I argued that the first half of this definition is just as crucial as the second half, but that a writing program really can’t deal with the first half. Writing programs teach the craft of writing, not the personal qualities or experiences that make someone a great writer. Picture Hemingway writing without his experiences. It wouldn’t have been him. He wouldn’t have been Hemingway. He might have written what he wrote well, though I question even that, but what he wrote wouldn’t have mattered.

It isn’t enough to learn the craft of writing.

On the other hand, it isn’t enough to have experience either. Plenty of big game hunters have mumbled through sentences around the campfire failing utterly to capture the drama of the charging elephant with its ivories flashing, feet stomp-trampling the brush, mammal-sweat-and-leather scent flooding the hunters flared nostrils, the click of the trigger and the flash in the pan deciding who is god and who mortal because they didn’t know where to put a comma.

The craft of writing teaches the writer how to match the form with the content; “to suit the matter to the word, the word to the matter,” to adapt my master.

You cannot escape the need for practice. I know personally because while I was a fairly talented writer growing up, I didn’t practice the craft as I should have, thinking it was a matter of inspiration, not practice. If I did want to practice, I only knew how based on what my teachers had taught me or what I experienced of story and reading.

Happily I was brought up in a very verbal environment. My brothers and I yelled at each other all the time. My parents read to us a lot. It is to this reading by my parents that I believe I owe 90% of all my love of learning.

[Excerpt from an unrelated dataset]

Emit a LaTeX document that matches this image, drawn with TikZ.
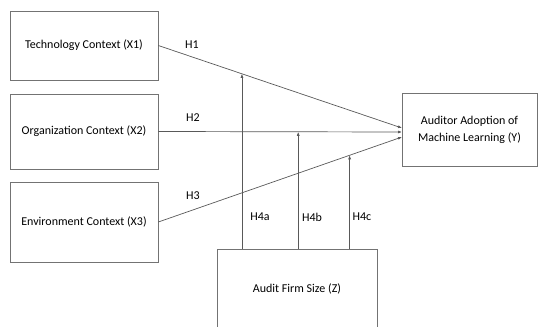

Both of my parents loved stories, as do all unmalformed humans. But you can see that this means that they filled up my soul. There’s plenty there to overflow. Lots of Narnia, mythology, Perelandra, folk tales, Proverbs and proverbs, Shakespeare, Dumas, etc. etc. This was a gift, one of the best they gave me.

And all of that made writing easier for me because it gave me a taste for good writing and an impatience for boring, unimaginative, badly formed, mechanical writing. It all made me a little afraid to try writing stories on my own. I’ve always loved imaginative writing, but until recently I’ve been intimidated by it.

Recently I’ve discovered the craft of writing through classical rhetoric. I can’t begin to describe what it meant to me to read Aristotle’s rhetoric as an adult. I know that isn’t about telling stories, though he includes a bit about the “statement of facts.” But he did identify the thought process a rhetorician (speaker or writer) always has to go through to write or speak. Identifying this process makes it possible to consciously and deliberately imitate it. Nobody had done that in writing before Aristotle!

Having his handbook is a help, but it isn’t enough. A writer also needs a coach. I am still an undisciplined writer. I know that. I pay close attention to everything I read about writing, but I will probably never overcome some of the bad habits I’ve developed as a writer. But I’m beginning to surround myself with coaches, especially in the apprenticeship.

I’ve also begun to dream about joining a writer’s workshop, like the one in Iowa. My path is strewn with obstacles and a few pits, but someday I’d love to get that high level of coaching for fiction writing.

Let me return, however, to my point, hopefully illustrated by the foregoing. Writing, the craft, requires coached practice. Students need to learn the tools of the craft (grammar, punctuation, schemes, tropes, etc.). They need to practice using them and to have their exercises assessed. They need to be corrected and instructed by masters.

Then, when they have souls filled with matter, they’ll know how to suit the word to the matter.